Hello hadoop users,
I have a library that takes a string as input and finds the file on the
HDFS and performs operations on it...but at the moment this doesn't take
advantage of node awareness; it may or may not run on the node with the
data. I'd like to fix this.
So a little more about the library I mentioned. I modified an imagery
library to take in a string URL and fetches the input stream corresponding
to that URL on the HDFS instead of a typical file system. So it'd take in
the string "hdfs://blahblahblah/image.bmp" and now the library maintains a
reference to this file's input stream and can do things to this image.

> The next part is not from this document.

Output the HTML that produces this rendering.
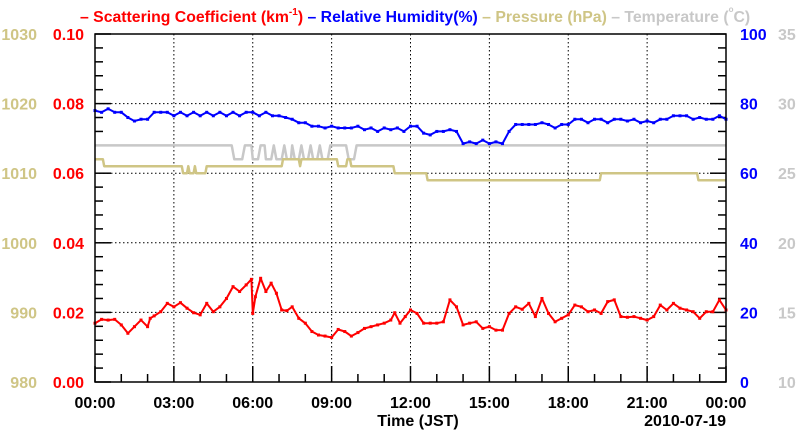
<!DOCTYPE html>
<html><head><meta charset="utf-8"><style>
body{margin:0;background:#fff}
svg{display:block;font-family:"Liberation Sans",Arial,sans-serif;font-weight:bold}
</style></head><body>
<svg id="c" width="800" height="434" viewBox="0 0 800 434">
<text x="80" y="22" font-size="15.8"><tspan fill="#f00">– Scattering Coefficient (km</tspan><tspan fill="#f00" font-size="10" dy="-7">-1</tspan><tspan fill="#f00" dy="7">) </tspan><tspan fill="#00f">– Relative Humidity(%) </tspan><tspan fill="#cfc585">– Pressure (hPa) </tspan><tspan fill="#c8c8c8">– Temperature (</tspan><tspan fill="#c8c8c8" font-size="8" dy="-10">o</tspan><tspan fill="#c8c8c8" dy="10">C)</tspan></text>
</svg>
<script>
const xTicks=["00:00","03:00","06:00","09:00","12:00","15:00","18:00","21:00","00:00"];
const scatTicks=["0.00","0.02","0.04","0.06","0.08","0.10"];
const presTicks=["980","990","1000","1010","1020","1030"];
const rhTicks=["0","20","40","60","80","100"];
const tempTicks=["10","15","20","25","30","35"];
const scatT=[0,.25,.5,.75,1,1.25,1.5,1.75,2,2.1,2.25,2.5,2.75,3,3.25,3.5,3.75,4,4.25,4.5,4.75,5,5.25,5.5,5.75,5.95,6,6.1,6.3,6.5,6.7,6.9,7.1,7.3,7.5,7.75,8,8.25,8.5,8.75,9,9.25,9.5,9.75,10,10.25,10.5,10.75,11,11.25,11.4,11.6,11.8,12,12.25,12.5,12.75,13,13.25,13.5,13.75,14,14.25,14.5,14.75,15,15.25,15.5,15.75,16,16.25,16.5,16.75,17,17.25,17.5,17.75,18,18.25,18.5,18.75,19,19.25,19.5,19.75,20,20.25,20.5,20.75,21,21.25,21.5,21.75,22,22.25,22.5,22.75,23,23.25,23.5,23.75,24];
const scatV=[.0169,.018,.0178,.018,.0164,.014,.0159,.0178,.0159,.0183,.019,.0202,.0226,.0216,.0228,.0212,.0199,.0193,.0226,.0202,.0216,.024,.0274,.026,.0279,.0295,.0197,.0245,.0298,.026,.0284,.0255,.0207,.0205,.0216,.0183,.0169,.0145,.0135,.0132,.0128,.0151,.0145,.0132,.0142,.0154,.0159,.0164,.0169,.0178,.0199,.0169,.0188,.0207,.0197,.0169,.0169,.0169,.0173,.0236,.0216,.0164,.0169,.0173,.0154,.0159,.0149,.0149,.0197,.0216,.0209,.0226,.0188,.024,.0197,.0173,.0183,.0193,.0221,.0216,.0202,.0207,.0197,.0231,.0236,.0188,.0186,.0188,.0183,.0178,.0188,.0221,.0207,.0226,.0212,.0207,.0202,.0183,.0202,.0202,.0236,.0207];
const rhV=[78,77.5,78.5,77.5,77.5,76,75,75.5,75.5,77.5,77.5,77.5,76.5,77.5,76.5,77.5,76.5,77.5,76.5,77.5,76.5,77.5,76.5,77.5,77.5,76.5,77.5,76.5,76.5,76,75.5,74.5,74.5,73.5,73.5,73,73.5,73,73,73,73.5,72.5,73,72,73,72.5,73,72,73.5,73.5,71.5,71,72,72,72.5,72,68.5,69,68.5,69.5,68.5,69,68.5,72,74,74,74,74,74.5,74,73,74,74,75.5,75.5,74.5,75.5,75.5,74.5,75.5,75.5,75,75.5,74.5,75,74.5,75.5,75.5,76.5,76.5,76.5,75.5,76,75.5,75.5,76.5,75.5];
const presT=[0,.3,.35,3.3,3.35,3.5,3.55,3.6,3.75,3.8,3.85,4.2,4.25,4.8,4.85,7.1,7.15,7.75,7.8,7.85,9.2,9.25,9.55,9.6,9.7,9.75,9.8,11.35,11.4,12.6,12.65,19.2,19.25,22.9,22.95,24];
const presV=[1012,1012,1011,1011,1010,1010,1011,1010,1010,1011,1010,1010,1011,1011,1011,1011,1012,1012,1011,1012,1012,1011,1011,1012,1012,1011,1011,1011,1010,1010,1009,1009,1010,1010,1009,1009];
const tempT=[0,5.2,5.3,5.6,5.7,5.95,6,6.2,6.3,6.45,6.5,6.7,6.8,6.9,7.1,7.2,7.3,7.45,7.5,7.6,7.75,7.85,7.95,8.1,8.2,8.3,8.45,8.55,8.65,8.85,8.95,9.55,9.65,9.85,9.95,24];
const tempV=[27,27,26,26,27,27,26,26,27,27,26,26,27,26,26,27,26,26,27,26,26,27,26,26,27,26,26,27,26,26,27,27,26,26,27,27];

const L=95,R=726,T=34,B=382,NS="http://www.w3.org/2000/svg",svg=document.getElementById('c');
const X=h=>L+(R-L)*h/24;
const Ys=v=>B-(B-T)*v/0.10, Yp=v=>B-(B-T)*(v-980)/50, Yh=v=>B-(B-T)*v/100, Yt=v=>B-(B-T)*(v-10)/25;
function el(tag,a){const e=document.createElementNS(NS,tag);for(const k in a)e.setAttribute(k,a[k]);svg.appendChild(e);return e;}
for(let i=1;i<8;i++){const g=el('line',{x1:X(i*3),x2:X(i*3),y1:T,y2:B,stroke:'#000','stroke-width':1,'stroke-dasharray':'1.5,2.5'});

}
for(let i=1;i<5;i++){const g=el('line',{x1:L,x2:R,y1:Ys(i*0.02),y2:Ys(i*0.02),stroke:'#000','stroke-width':1,'stroke-dasharray':'1.5,2.5'});

}
for(let i=0;i<=24;i++){const len=i%3?8:16;el('line',{x1:X(i),x2:X(i),y1:B,y2:B-len,stroke:'#000','stroke-width':1.5});}
for(let i=0;i<=25;i++){const y=B-(B-T)*i/25,len=i%5?8:16;el('line',{x1:L,x2:L+len,y1:y,y2:y,stroke:'#000','stroke-width':1.5});el('line',{x1:R,x2:R-len,y1:y,y2:y,stroke:'#000','stroke-width':1.5});}
function poly(xs,ys,color,name,mark,w){
 const pts=xs.map((x,i)=>x.toFixed(1)+','+ys[i].toFixed(1)).join(' ');
 const p=el('polyline',{points:pts,fill:'none',stroke:color,'stroke-width':w,'stroke-linejoin':'round'});
 
 
 if(mark)xs.forEach((x,i)=>el('rect',{x:x-1.5,y:ys[i]-1.5,width:3,height:3,fill:color}));
}
poly(tempT.map(X),tempV.map(Yt),'#c8c8c8','temperature-line',false,2.5);
poly(presT.map(X),presV.map(Yp),'#cfc585','pressure-line',false,2.5);
poly(rhV.map((v,i)=>X(i*0.25)),rhV.map(Yh),'#0000ff','humidity-line',true,2);
poly(scatT.map(X),scatV.map(Ys),'#ff0000','scattering-line',true,2);
el('rect',{x:L,y:T,width:R-L,height:B-T,fill:'none',stroke:'#000','stroke-width':1.5});
function txt(s,x,y,anchor,color,name){const t=el('text',{x:x,y:y,'text-anchor':anchor,fill:color,'font-size':16});t.textContent=s;

}
xTicks.forEach((s,i)=>txt(s,X(i*3),408,'middle','#000','x-tick-label'));
scatTicks.forEach((s,i)=>txt(s,84,Ys(i*0.02)+6,'end','#f00','scattering-tick-label'));
presTicks.forEach((s,i)=>txt(s,37,Yp(980+i*10)+6,'end','#cfc585','pressure-tick-label'));
rhTicks.forEach((s,i)=>txt(s,740,Yh(i*20)+6,'start','#00f','humidity-tick-label'));
tempTicks.forEach((s,i)=>txt(s,778,Yt(10+i*5)+6,'start','#c8c8c8','temperature-tick-label'));
txt('Time (JST)',418,426,'middle','#000','x-axis-title');
txt('2010-07-19',726,426,'end','#000','date-label');
</script>
</body></html>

The problem is that I pass to the MapReduce application a string list of
these images and these URLs get passed to the HDFS-ified library but these
URLs may or may not be on the task node and so I don't take advantage of
locality because computation isn't with the data. What are my best options
for taking advantage of node awareness in this situation? I was thinking
what my options are...
One possible one (not sure???) is to use WholeFileInputFormat as described
in OReilly's book but this really takes a file and gives you the byte array
that represents the file and I'm not sure I want this because some of my
files can be a couple of gigabytes in size (though typically ~200MB) and
can exhaust the memory.
Another option would be to take better advantage of the HDFS-ified library
so I'd have to get my task to interpret the string URL and determine which
node that file exists on and then execute ON that node. I have no clue how
I'd go about doing this.
I'm sure there are other options as well but I'm just not that familiar
with hadoop to know and I was hoping someone out there might be able to
help me out.
Thanks in advance,